The last thing I do every morning is spray myself with perfume. A couple weeks ago I bought a new Calvin Klein perfume, one I had never even smelled before. I’m not sure, but I may have bought men’s cologne on accident. It doesn’t bother me; I like cologne even more than I like perfume! The scent is not overpowering, but it is muskier than Euphoria, which I had before. Several people today told me I smelled good so men’s cologne or not, the purchase was definitely a success. My apartment mate and I walked outside, and the air smelled crisp like it does after a rainstorm. If it rained last night, I didn’t notice. And I was up rather late, but even the morning air seemed to scream, “I am happy today!” I knew it would be a good day.
When I got to work, I immediately walked into the break room to deal with my coffee. The break room is always cozier than any other part of the building, mostly because the thermostat is turned up higher. But this morning, somebody was making French toast. You know what French toast smells like? Home. As I slowly poured my Sweet Cream into my coffee thermos, I drank in the feeling of safety and warmth. I hope it seeped into my pores because not every day is a comforting day. I walked back to my desk. My desk smells like oranges. But that is not a good thing.
Around 3:00 each afternoon, I eat an orange. Oranges are probably the worst food item anyone can possibly eat at a work station. The peel gets stuck under your nails. The white membrane gets all over your papers, and the juice spills out all over the desk. The reason I eat an orange at work: it takes an hour to eat. And then my desk smells good for the rest of the week.
I threw away my orange peel and washed my hands. I always keep a container of lotion at my desk because water makes my hands extremely dry (odd, right?). Right now I have a Burt’s Bees honey and shea butter lotion. Either it is ten years too old, or somebody was on pot when he chose the scent. It feels wonderful on my skin, but it stinks. Every time I covertly put it on, someone within the hour will say, “What is that smell? Doesn’t it smell weird in here?” I’ve learned to get used to the smell myself.

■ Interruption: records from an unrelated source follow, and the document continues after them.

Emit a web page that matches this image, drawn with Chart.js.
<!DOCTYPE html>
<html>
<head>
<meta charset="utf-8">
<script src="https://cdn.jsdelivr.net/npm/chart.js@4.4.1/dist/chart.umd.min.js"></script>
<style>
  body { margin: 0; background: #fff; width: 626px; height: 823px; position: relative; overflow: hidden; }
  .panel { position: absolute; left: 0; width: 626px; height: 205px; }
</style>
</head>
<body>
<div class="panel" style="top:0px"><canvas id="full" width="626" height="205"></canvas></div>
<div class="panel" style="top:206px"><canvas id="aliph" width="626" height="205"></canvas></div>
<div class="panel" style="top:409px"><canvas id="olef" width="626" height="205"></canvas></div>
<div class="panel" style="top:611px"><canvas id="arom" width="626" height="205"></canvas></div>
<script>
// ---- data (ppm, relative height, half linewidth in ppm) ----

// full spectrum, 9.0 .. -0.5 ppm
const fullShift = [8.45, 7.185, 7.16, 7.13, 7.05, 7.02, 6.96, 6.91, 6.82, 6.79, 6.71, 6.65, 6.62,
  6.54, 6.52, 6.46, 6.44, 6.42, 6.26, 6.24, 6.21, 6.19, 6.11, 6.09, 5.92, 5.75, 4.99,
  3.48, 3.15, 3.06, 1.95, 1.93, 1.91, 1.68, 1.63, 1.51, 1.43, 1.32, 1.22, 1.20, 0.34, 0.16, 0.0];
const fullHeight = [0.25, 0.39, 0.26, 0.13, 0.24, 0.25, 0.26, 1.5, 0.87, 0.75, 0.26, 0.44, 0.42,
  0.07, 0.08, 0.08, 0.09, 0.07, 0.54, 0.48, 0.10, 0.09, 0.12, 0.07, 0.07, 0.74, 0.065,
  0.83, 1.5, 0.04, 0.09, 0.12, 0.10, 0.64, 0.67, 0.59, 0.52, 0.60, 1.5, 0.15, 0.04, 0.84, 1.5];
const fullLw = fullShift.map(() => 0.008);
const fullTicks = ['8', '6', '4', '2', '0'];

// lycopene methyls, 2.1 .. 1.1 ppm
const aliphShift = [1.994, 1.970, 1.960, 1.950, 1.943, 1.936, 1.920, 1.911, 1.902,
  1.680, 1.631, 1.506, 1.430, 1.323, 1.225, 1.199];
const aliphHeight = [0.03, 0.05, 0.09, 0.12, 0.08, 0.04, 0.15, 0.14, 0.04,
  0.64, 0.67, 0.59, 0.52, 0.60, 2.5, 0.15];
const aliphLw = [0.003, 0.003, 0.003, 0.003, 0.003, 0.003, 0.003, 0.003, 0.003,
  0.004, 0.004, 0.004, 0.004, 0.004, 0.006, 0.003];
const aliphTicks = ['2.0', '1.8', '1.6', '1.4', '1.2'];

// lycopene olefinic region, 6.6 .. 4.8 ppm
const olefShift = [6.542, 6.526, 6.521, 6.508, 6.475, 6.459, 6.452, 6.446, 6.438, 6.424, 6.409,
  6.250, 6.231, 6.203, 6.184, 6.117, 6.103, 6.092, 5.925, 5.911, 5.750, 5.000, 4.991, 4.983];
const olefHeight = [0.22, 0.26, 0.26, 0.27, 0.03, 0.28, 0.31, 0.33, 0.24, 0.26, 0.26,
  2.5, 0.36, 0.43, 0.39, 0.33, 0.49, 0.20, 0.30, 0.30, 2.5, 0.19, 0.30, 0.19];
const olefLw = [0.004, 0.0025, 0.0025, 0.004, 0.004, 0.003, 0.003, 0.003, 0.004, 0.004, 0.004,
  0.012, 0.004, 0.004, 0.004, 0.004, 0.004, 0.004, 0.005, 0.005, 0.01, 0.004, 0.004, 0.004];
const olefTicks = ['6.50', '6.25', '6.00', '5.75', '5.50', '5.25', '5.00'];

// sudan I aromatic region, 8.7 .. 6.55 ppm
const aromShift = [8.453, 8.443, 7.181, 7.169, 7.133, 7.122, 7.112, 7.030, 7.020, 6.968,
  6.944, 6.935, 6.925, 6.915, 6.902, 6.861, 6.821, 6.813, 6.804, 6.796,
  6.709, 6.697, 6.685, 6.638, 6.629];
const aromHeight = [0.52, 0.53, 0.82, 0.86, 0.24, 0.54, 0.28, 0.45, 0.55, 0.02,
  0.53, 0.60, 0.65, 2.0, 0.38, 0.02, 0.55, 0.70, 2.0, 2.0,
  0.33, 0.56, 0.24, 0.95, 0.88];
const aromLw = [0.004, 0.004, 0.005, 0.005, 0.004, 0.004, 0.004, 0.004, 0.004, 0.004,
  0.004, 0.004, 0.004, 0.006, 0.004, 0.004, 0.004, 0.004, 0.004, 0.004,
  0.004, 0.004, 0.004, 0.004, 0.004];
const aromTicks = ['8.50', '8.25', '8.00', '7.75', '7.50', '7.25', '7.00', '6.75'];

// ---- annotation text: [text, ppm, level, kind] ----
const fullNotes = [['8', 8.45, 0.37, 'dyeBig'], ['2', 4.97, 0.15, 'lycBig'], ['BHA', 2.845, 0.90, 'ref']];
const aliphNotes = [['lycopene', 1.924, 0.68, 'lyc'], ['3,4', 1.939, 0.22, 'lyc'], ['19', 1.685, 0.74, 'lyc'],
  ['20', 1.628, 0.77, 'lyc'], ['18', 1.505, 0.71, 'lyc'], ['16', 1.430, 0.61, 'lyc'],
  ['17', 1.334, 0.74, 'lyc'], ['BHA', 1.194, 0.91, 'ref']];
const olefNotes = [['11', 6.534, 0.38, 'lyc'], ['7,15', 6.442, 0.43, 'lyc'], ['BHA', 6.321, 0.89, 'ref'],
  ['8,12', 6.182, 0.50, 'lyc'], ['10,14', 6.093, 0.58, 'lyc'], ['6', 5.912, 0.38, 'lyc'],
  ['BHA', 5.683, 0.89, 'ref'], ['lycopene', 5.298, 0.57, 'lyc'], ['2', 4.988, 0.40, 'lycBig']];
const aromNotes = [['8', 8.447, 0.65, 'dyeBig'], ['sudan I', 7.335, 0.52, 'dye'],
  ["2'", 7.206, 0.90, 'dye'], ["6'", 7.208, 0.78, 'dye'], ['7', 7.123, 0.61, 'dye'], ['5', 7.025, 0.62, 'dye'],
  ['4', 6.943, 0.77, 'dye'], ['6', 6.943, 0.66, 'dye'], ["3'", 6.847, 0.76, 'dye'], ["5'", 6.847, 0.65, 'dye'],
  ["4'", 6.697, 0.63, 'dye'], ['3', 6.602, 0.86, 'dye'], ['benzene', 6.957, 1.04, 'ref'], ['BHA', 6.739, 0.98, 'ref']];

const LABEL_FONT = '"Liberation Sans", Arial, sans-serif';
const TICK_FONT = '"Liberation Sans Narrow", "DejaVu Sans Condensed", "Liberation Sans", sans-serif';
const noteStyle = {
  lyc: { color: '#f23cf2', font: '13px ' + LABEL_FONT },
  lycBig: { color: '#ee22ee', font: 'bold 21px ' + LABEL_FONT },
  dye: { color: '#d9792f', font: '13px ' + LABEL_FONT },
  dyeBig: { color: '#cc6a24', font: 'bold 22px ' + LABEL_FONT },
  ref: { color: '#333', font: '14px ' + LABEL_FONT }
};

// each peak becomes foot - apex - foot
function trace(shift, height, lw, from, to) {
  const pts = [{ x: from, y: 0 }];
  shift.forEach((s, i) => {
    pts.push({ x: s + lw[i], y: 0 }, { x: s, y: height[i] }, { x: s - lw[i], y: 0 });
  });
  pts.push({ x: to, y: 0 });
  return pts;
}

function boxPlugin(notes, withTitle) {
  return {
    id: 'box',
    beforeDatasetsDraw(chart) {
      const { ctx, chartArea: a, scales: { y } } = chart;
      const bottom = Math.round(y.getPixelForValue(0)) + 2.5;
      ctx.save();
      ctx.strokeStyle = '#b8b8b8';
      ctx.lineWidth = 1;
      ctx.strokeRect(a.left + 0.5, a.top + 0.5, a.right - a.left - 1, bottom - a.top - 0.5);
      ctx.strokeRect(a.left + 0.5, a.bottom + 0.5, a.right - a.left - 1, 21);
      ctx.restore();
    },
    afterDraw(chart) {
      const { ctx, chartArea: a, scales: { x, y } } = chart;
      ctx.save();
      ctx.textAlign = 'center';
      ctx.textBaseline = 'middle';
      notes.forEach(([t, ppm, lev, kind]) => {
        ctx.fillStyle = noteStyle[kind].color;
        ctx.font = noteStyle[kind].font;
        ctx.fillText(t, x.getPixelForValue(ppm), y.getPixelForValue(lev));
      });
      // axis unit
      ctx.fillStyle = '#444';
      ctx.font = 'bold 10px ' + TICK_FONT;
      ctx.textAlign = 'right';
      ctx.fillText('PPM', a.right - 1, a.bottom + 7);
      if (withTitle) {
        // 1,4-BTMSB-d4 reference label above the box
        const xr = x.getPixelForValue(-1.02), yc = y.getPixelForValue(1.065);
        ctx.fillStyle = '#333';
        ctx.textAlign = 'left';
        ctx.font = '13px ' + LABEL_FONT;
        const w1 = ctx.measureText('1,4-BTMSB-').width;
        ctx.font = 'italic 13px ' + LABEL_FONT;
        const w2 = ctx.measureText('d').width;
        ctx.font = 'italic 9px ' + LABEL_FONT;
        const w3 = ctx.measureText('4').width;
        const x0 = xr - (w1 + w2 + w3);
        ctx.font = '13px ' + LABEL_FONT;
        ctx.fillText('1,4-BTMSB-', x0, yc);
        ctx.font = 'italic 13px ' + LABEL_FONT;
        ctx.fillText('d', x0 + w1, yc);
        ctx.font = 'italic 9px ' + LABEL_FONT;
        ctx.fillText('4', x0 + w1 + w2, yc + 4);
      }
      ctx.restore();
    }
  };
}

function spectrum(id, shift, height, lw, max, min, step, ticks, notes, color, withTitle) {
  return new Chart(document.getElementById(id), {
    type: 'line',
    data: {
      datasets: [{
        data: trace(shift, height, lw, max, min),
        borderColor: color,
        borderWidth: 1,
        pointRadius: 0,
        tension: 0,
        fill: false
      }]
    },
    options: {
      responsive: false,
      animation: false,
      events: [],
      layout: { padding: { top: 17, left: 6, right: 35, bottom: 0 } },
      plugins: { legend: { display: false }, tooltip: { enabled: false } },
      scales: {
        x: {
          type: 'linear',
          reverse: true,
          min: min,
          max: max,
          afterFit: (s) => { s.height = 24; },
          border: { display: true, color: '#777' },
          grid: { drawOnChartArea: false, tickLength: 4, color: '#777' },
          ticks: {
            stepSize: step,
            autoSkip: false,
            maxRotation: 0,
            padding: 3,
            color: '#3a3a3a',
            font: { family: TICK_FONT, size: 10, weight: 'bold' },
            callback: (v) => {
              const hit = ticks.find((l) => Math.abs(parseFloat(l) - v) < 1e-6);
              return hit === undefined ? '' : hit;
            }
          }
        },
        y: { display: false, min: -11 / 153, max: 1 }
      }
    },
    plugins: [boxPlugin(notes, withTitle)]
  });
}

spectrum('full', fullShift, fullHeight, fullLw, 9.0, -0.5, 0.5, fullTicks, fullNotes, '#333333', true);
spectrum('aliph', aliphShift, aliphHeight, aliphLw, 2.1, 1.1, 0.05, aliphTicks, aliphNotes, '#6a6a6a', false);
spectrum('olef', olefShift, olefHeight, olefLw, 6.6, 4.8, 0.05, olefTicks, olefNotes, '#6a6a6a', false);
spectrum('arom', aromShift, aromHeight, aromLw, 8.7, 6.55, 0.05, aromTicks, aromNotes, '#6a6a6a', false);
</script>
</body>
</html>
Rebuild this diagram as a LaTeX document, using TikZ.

I walked home from work at 4:30. The fresh smell of clean rain was gone. It now smelled like a very wet dust, a dirty dust. I was beyond thankful to get back into the air conditioning of my own apartment for five minutes–just enough time to change into my workout clothes. I walked into the hallway and was greeted with the strong scent of fresh paint. Someone new is moving in down the hall. My running shorts do not smell nearly as good, but I walked across the street to the aerobics room and did my half-hour workout anyway. When I got home, I was welcomed with hot dogs and Kraft macaroni and cheese. Did I love it? Of course I did! Once again, I smelled “home.”